Peter Ackroyd writes in his biography of T. S. Eliot that there were two reasons for including footnotes (pages 177-178 of the German translation):
- The first motivation was to avoid accusations of plagiarism, since the poem quotes from and alludes to various other works, both in English and in other languages.
- The second motivation was that the poem didn't seem long enough to be published in book form. The addition of the footnotes led to what Eliot later called "the remarkable exposition of bogus scholarship that we still see today" (in On Poetry and Poets, 1948).
The versions printed in the literary magazines The Dial (USA) and The Criterion (UK, edited by T. S. Eliot) didn't have the footnotes. Modern editions of the poem typically reproduce the footnotes.
The majority of the notes don't really steer interpretation in a specific direction. They identify sources and backgrounds. Some of them aren't even of any use, for example, when Eliot writes about the line "With a dead sound on the final stroke of nine" (line 68), "A phenomenon which I have often observed." Or his note on line 199: "I do not know the origin of the ballad from which these lines are taken: it was reported to me from Sidney, Australia."
One effect seems to have been that the notes "left some early critics mystified enough that they couldn't come out and say they didn't like the poem for fear their ignorance of [Eliot's] learned and sophisticated methods would be discovered" (Karr, xv; emphasis by Karr).
None of the above suggests that the notes were intended to help readers. Mary Karr encourages readers to start by reading the poem "intuitively" (page xxi) and to listen to the poem's music (page xxiii).
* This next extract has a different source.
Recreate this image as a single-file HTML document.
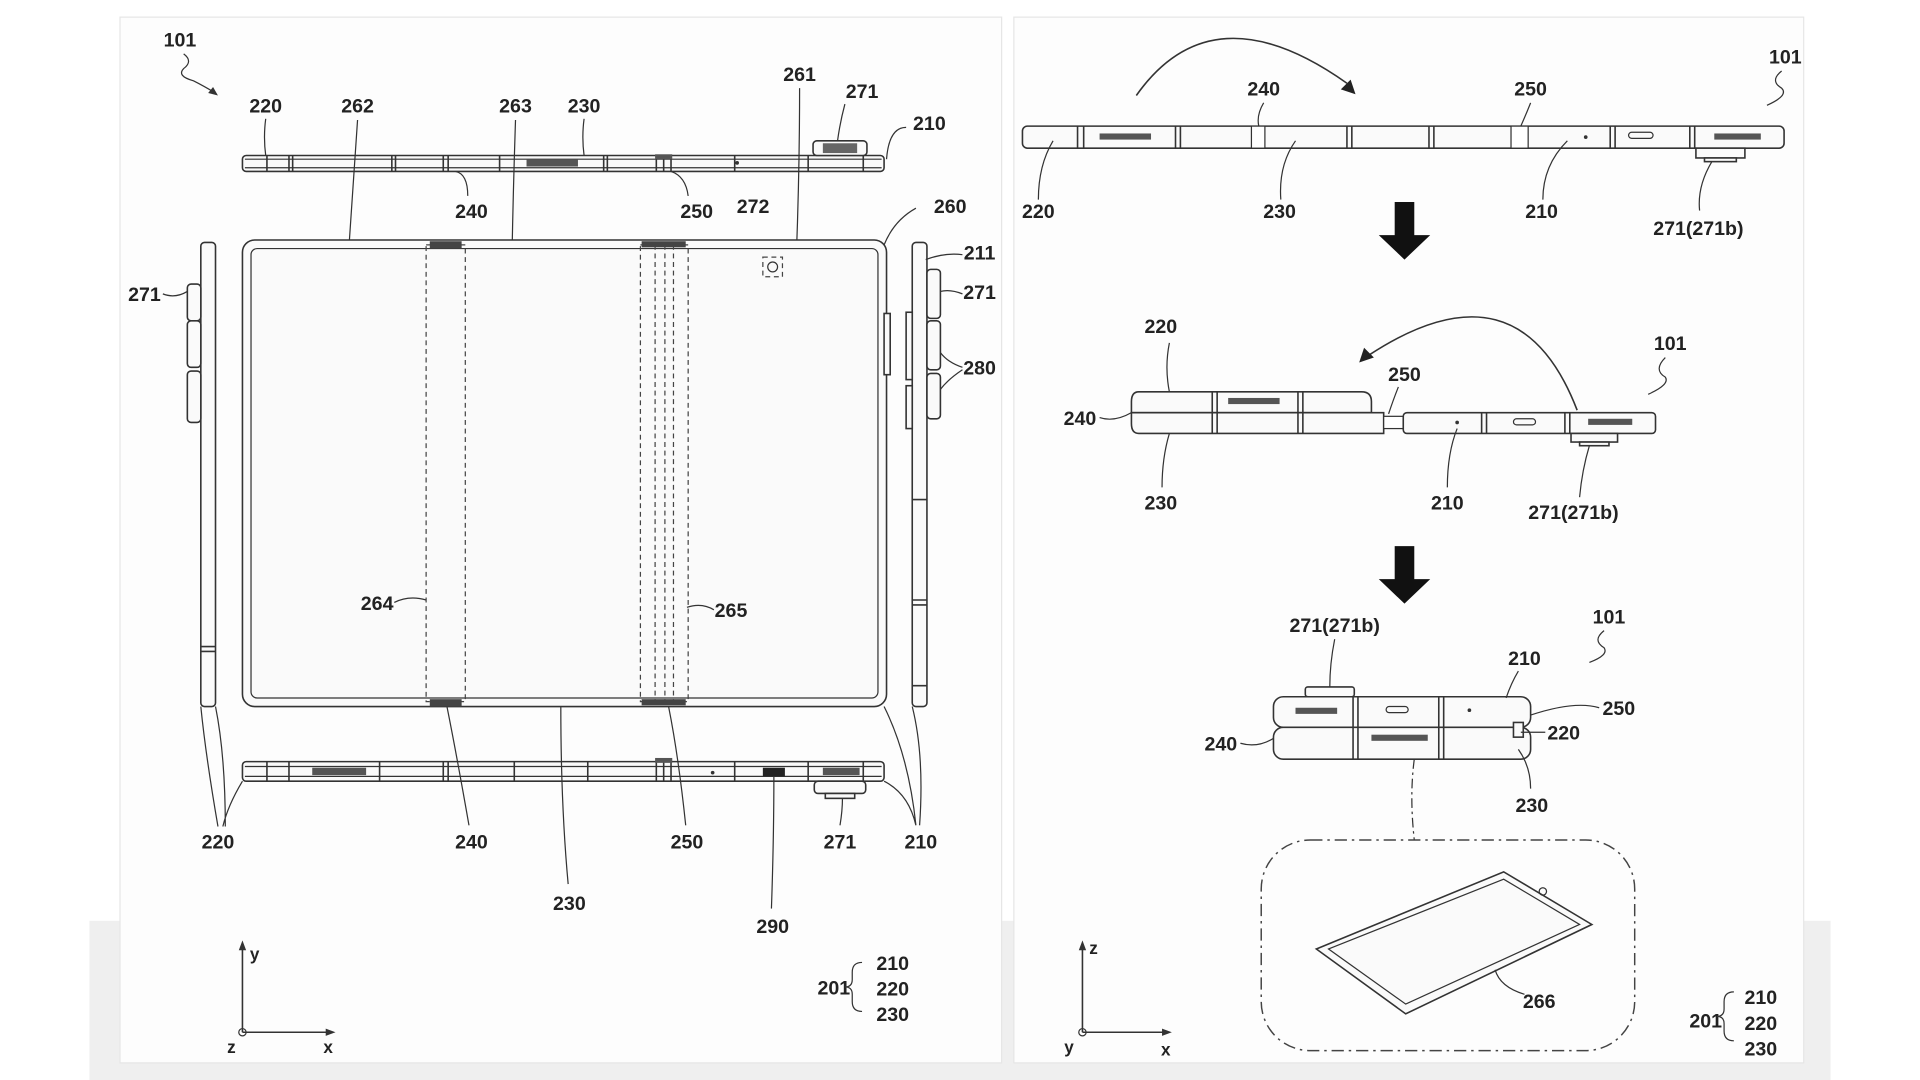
<!DOCTYPE html>
<html><head><meta charset="utf-8"><style>
html,body{margin:0;padding:0;background:#fff;}
svg{display:block;}
text{font-family:"Liberation Sans Narrow","Liberation Sans",sans-serif;font-size:16px;fill:#222;font-weight:bold;text-anchor:middle;}
.l{fill:none;stroke:#333;stroke-width:1.3;}
.t{fill:none;stroke:#333;stroke-width:1;}
.d{fill:none;stroke:#444;stroke-width:1;stroke-dasharray:4 3;}
.b{fill:#fafafa;stroke:#333;stroke-width:1.3;}
</style></head><body>
<svg width="1920" height="1080" viewBox="0 0 1568 882" preserveAspectRatio="none">
<rect x="0" y="0" width="1568" height="882" fill="#fff"/>
<rect x="73" y="752" width="1422" height="130" fill="#efefef"/>
<rect x="98" y="14" width="720" height="854" fill="#fdfdfd" stroke="#e6e6e6"/>
<rect x="828" y="14" width="645" height="854" fill="#fdfdfd" stroke="#e6e6e6"/>

<!-- LEFT PANEL -->
<text x="147" y="38">101</text>
<path class="t" d="M150 44 q8 6 0 12 q-6 6 8 10 q8 4 18 10"/><path d="M178 78 l-8 -2 l4 -5z" fill="#333"/>
<!-- top strip -->
<rect class="b" x="198" y="127" width="524" height="13" rx="3"/>
<line class="t" x1="200" y1="130" x2="720" y2="130"/><line class="t" x1="200" y1="137" x2="720" y2="137"/>
<g class="l"><path d="M218 127v13M236 127v13M239 127v13M320 127v13M323 127v13M362 127v13M366 127v13M408 127v13M493 127v13M496 127v13M536 127v13M542 127v13M548 127v13M600 127v13M660 127v13M705 127v13"/></g>
<rect x="430" y="130" width="42" height="6" fill="#555"/>
<rect class="b" x="664" y="115" width="44" height="12" rx="3"/><rect x="672" y="117" width="28" height="8" fill="#666"/>
<rect x="535" y="126" width="14" height="4" fill="#555"/>
<circle cx="602" cy="133" r="1.5" fill="#333"/>
<text x="217" y="92">220</text><text x="292" y="92">262</text><text x="421" y="92">263</text><text x="477" y="92">230</text>
<text x="653" y="66">261</text><text x="704" y="80">271</text><text x="759" y="106">210</text>
<text x="385" y="178">240</text><text x="569" y="178">250</text><text x="615" y="174">272</text><text x="776" y="174">260</text>
<path class="t" d="M217 97 q-2 15 0 30M477 97 q-2 15 0 30M690 85 q-4 15 -6 30M740 104 q-14 0 -16 26M372 140 q10 2 10 20M548 140 q12 4 14 20"/>
<path class="t" d="M292 98 q-4 60 -8 118M421 98 q-2 60 -3 118M653 72 q0 70 -3 146M748 170 q-18 10 -26 30"/>
<!-- main display -->
<rect class="b" x="198" y="196" width="526" height="381" rx="10" fill="#fdfdfd"/>
<rect class="t" x="205" y="203" width="512" height="367" rx="5"/>
<rect class="d" x="348" y="200" width="32" height="373"/>
<rect class="d" x="523" y="200" width="39" height="373"/>
<path class="d" d="M535 200v373M543 200v373M550 200v373"/>
<rect x="351" y="197" width="26" height="6" fill="#444"/><rect x="524" y="197" width="36" height="5" fill="#444"/>
<rect x="351" y="571" width="26" height="6" fill="#444"/><rect x="524" y="571" width="36" height="5" fill="#444"/>
<rect class="d" x="623" y="210" width="16" height="16"/><circle class="t" cx="631" cy="218" r="4"/>
<text x="308" y="498">264</text><path class="t" d="M322 492 q12 -6 26 -2"/>
<text x="597" y="504">265</text><path class="t" d="M583 498 q-10 -6 -22 -2"/>
<!-- left side strip -->
<rect class="b" x="164" y="198" width="12" height="379" rx="3"/>
<path class="l" d="M164 528h12M164 532h12"/>
<rect class="b" x="153" y="232" width="11" height="30" rx="3"/><rect class="b" x="153" y="262" width="11" height="38" rx="3"/><rect class="b" x="153" y="303" width="11" height="42" rx="3"/>
<text x="118" y="246">271</text><path class="t" d="M133 240 q10 4 20 -2"/>
<!-- right side strip -->
<rect class="b" x="745" y="198" width="12" height="379" rx="3"/>
<path class="l" d="M745 408h12M745 490h12M745 494h12M745 560h12"/>
<rect class="b" x="757" y="220" width="11" height="40" rx="3"/><rect class="b" x="757" y="262" width="11" height="40" rx="3"/><rect class="b" x="757" y="305" width="11" height="37" rx="3"/>
<rect class="b" x="740" y="255" width="5" height="55"/><rect class="b" x="740" y="315" width="5" height="35"/>
<rect class="b" x="722" y="256" width="5" height="50"/>
<text x="800" y="212">211</text><text x="800" y="244">271</text><text x="800" y="306">280</text>
<path class="t" d="M786 208 q-14 -2 -30 4M786 240 q-10 -4 -18 -2M786 300 q-12 -4 -18 -12M786 302 q-12 8 -18 16"/>
<!-- bottom strip -->
<rect class="b" x="198" y="622" width="524" height="16" rx="3"/>
<line class="t" x1="200" y1="626" x2="720" y2="626"/><line class="t" x1="200" y1="634" x2="720" y2="634"/>
<g class="l"><path d="M218 622v16M236 622v16M310 622v16M362 622v16M366 622v16M420 622v16M480 622v16M536 622v16M542 622v16M548 622v16M600 622v16M660 622v16M705 622v16"/></g>
<rect x="255" y="627" width="44" height="6" fill="#555"/><rect x="623" y="627" width="18" height="7" fill="#222"/>
<rect x="672" y="627" width="30" height="6" fill="#555"/>
<rect class="b" x="665" y="638" width="42" height="10" rx="3"/><rect class="b" x="674" y="648" width="24" height="4"/>
<rect x="535" y="619" width="14" height="4" fill="#555"/>
<circle cx="582" cy="631" r="1.5" fill="#333"/>
<path class="t" d="M176 577 q8 40 8 98M164 577 q4 40 14 98M198 638 q-12 20 -16 37M365 577 q8 40 18 97M546 577 q8 40 14 97M458 577 q0 80 6 145M632 634 q0 50 -2 108M688 652 q0 10 -2 22M722 577 q20 40 26 97M745 577 q10 40 6 97M722 638 q20 10 26 36"/>
<text x="178" y="693">220</text><text x="385" y="693">240</text><text x="561" y="693">250</text><text x="686" y="693">271</text><text x="752" y="693">210</text>
<text x="465" y="743">230</text><text x="631" y="762">290</text>
<!-- axes left -->
<path class="l" d="M198 843V772M198 843H270"/><path d="M198 768l-3 8h6z M274 843l-8 -3v6z" fill="#333"/>
<circle class="t" cx="198" cy="843" r="3"/>
<text x="208" y="784" style="font-size:14px">y</text><text x="268" y="860" style="font-size:14px">x</text><text x="189" y="860" style="font-size:14px">z</text>
<text x="681" y="812">201</text><path class="t" d="M704 786 q-8 0 -8 8 v6 q0 6 -6 6 q6 0 6 6 v6 q0 8 8 8"/>
<text x="729" y="792">210</text><text x="729" y="813">220</text><text x="729" y="834">230</text>

<!-- RIGHT PANEL -->
<path class="l" d="M928 78 Q990 -10 1100 68"/><path d="M1107 77 l-12 -4 l8 -8z" fill="#222"/>
<rect class="b" x="835" y="103" width="622" height="18" rx="4"/>
<g class="l"><path d="M880 103v18M885 103v18M960 103v18M964 103v18M1100 103v18M1104 103v18M1167 103v18M1171 103v18M1315 103v18M1319 103v18M1380 103v18M1384 103v18"/></g>
<rect x="1022" y="103" width="11" height="18" fill="#fff" stroke="#333"/>
<rect x="1234" y="103" width="14" height="18" fill="#fff" stroke="#333"/>
<rect x="898" y="109" width="42" height="5" fill="#555"/><rect x="1400" y="109" width="38" height="5" fill="#555"/>
<rect class="t" x="1330" y="108" width="20" height="5" rx="2.5"/><circle cx="1295" cy="112" r="1.5" fill="#333"/>
<rect class="b" x="1385" y="121" width="40" height="8"/><rect class="b" x="1392" y="129" width="26" height="3"/>
<text x="1032" y="78">240</text><text x="1250" y="78">250</text><text x="1458" y="52">101</text>
<path class="t" d="M1032 84 q-6 10 -4 19M1250 84 q-4 10 -8 19M1455 58 q-10 8 0 14 q6 6 -12 14"/>
<text x="848" y="178">220</text><text x="1045" y="178">230</text><text x="1259" y="178">210</text><text x="1387" y="192">271(271b)</text>
<path class="t" d="M860 115 q-12 20 -12 48M1058 115 q-14 20 -12 48M1280 115 q-20 20 -20 48M1398 132 q-12 20 -10 40"/>
<path d="M1139 165h16v27h13l-21 20l-21 -20h13z" fill="#111"/>
<!-- strip 2 -->
<path class="b" d="M930 320 H1112 q8 0 8 8 V337 H924 V328 q0 -8 6 -8z"/>
<path class="b" d="M924 337 H1130 V354 H930 q-6 0 -6 -8z"/>
<g class="l"><path d="M990 320v34M994 320v34M1060 320v34M1064 320v34"/></g>
<rect x="1003" y="325" width="42" height="5" fill="#555"/>
<rect x="1130" y="340" width="16" height="10" fill="#fff" stroke="#333"/>
<rect class="b" x="1146" y="337" width="206" height="17" rx="3"/>
<path class="l" d="M1210 337v17M1214 337v17M1278 337v17M1282 337v17"/>
<rect class="t" x="1236" y="342" width="18" height="5" rx="2.5"/><circle cx="1190" cy="345" r="1.5" fill="#333"/>
<rect x="1297" y="342" width="36" height="5" fill="#555"/>
<rect class="b" x="1283" y="354" width="38" height="7"/><rect class="b" x="1290" y="361" width="24" height="3"/>
<path class="l" d="M1288 335 Q1240 210 1118 290"/><path d="M1110 296 l4 -12 l8 8z" fill="#222"/>
<text x="948" y="272">220</text><text x="1147" y="311">250</text><text x="1364" y="286">101</text><text x="882" y="347">240</text>
<text x="948" y="416">230</text><text x="1182" y="416">210</text><text x="1285" y="424">271(271b)</text>
<path class="t" d="M955 280 q-4 20 0 40M1142 316 q-4 10 -8 22M1360 292 q-10 10 0 16 q4 6 -14 14M898 341 q12 4 26 -4M955 354 q-6 20 -6 44M1190 350 q-8 20 -8 48M1298 364 q-6 20 -8 42"/>
<path d="M1139 446h16v27h13l-21 20l-21 -20h13z" fill="#111"/>
<!-- stack 3 -->
<rect class="b" x="1040" y="569" width="210" height="25" rx="8"/>
<rect class="b" x="1040" y="594" width="210" height="26" rx="8"/>
<g class="l"><path d="M1105 569v51M1109 569v51M1175 569v51M1179 569v51"/></g>
<rect x="1058" y="578" width="34" height="5" fill="#555"/><rect x="1120" y="600" width="46" height="5" fill="#555"/>
<rect class="t" x="1132" y="577" width="18" height="5" rx="2.5"/><circle cx="1200" cy="580" r="1.5" fill="#333"/>
<rect class="b" x="1066" y="561" width="40" height="8" rx="2"/>
<rect class="b" x="1236" y="590" width="8" height="12"/>
<text x="1090" y="516">271(271b)</text><text x="1314" y="509">101</text><text x="1245" y="543">210</text>
<text x="1322" y="584">250</text><text x="1277" y="604">220</text><text x="997" y="613">240</text><text x="1251" y="663">230</text>
<path class="t" d="M1090 522 q-4 20 -4 39M1310 515 q-10 8 0 14 q4 6 -12 12M1240 548 q-6 10 -10 22M1306 578 q-20 -6 -56 6M1262 598 q-10 0 -20 0M1013 607 q14 4 27 -4M1240 612 q10 14 10 32"/>
<path class="t" d="M1155 620 q-4 30 0 66" stroke-dasharray="8 3 2 3"/>
<rect x="1030" y="686" width="305" height="172" rx="40" fill="none" stroke="#444" stroke-width="1.2" stroke-dasharray="10 4 2 4"/>
<path class="b" d="M1075 775 L1228 712 L1300 755 L1148 828 Z" fill="#fff"/>
<path class="t" d="M1085 775 L1228 718 L1290 755 L1148 820 Z"/>
<circle class="t" cx="1260" cy="728" r="3"/>
<text x="1257" y="823">266</text><path class="t" d="M1245 812 q-20 -6 -24 -20"/>
<!-- axes right -->
<path class="l" d="M884 843V772M884 843H953"/><path d="M884 768l-3 8h6z M957 843l-8 -3v6z" fill="#333"/>
<circle class="t" cx="884" cy="843" r="3"/>
<text x="893" y="779" style="font-size:14px">z</text><text x="952" y="862" style="font-size:14px">x</text><text x="873" y="860" style="font-size:14px">y</text>
<text x="1393" y="839">201</text><path class="t" d="M1416 810 q-8 0 -8 8 v6 q0 6 -6 6 q6 0 6 6 v6 q0 8 8 8"/>
<text x="1438" y="820">210</text><text x="1438" y="841">220</text><text x="1438" y="862">230</text>
</svg>
</body></html>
After that, you can still read the texts that Eliot quotes or alludes to. However, she adds: "Just be forewarned that such investigations may not pay off with a different or greater understanding that your own reading will. You will get no encoded punchline unavailable from the poem's surface" (page xxi).
Ackroyd, Peter: T. S. Eliot. Eine Biographie. Translated by Wolfgang Held. Suhrkamp, 1988. (English version: 1984.)
Karr, Mary: "How to Read 'The Waste Land' So It Alters Your Soul Rather Than Just Addling Your Head", in: T. S. Eliot: The Waste Land and Other Writings. New York: The Modern Library, 2001.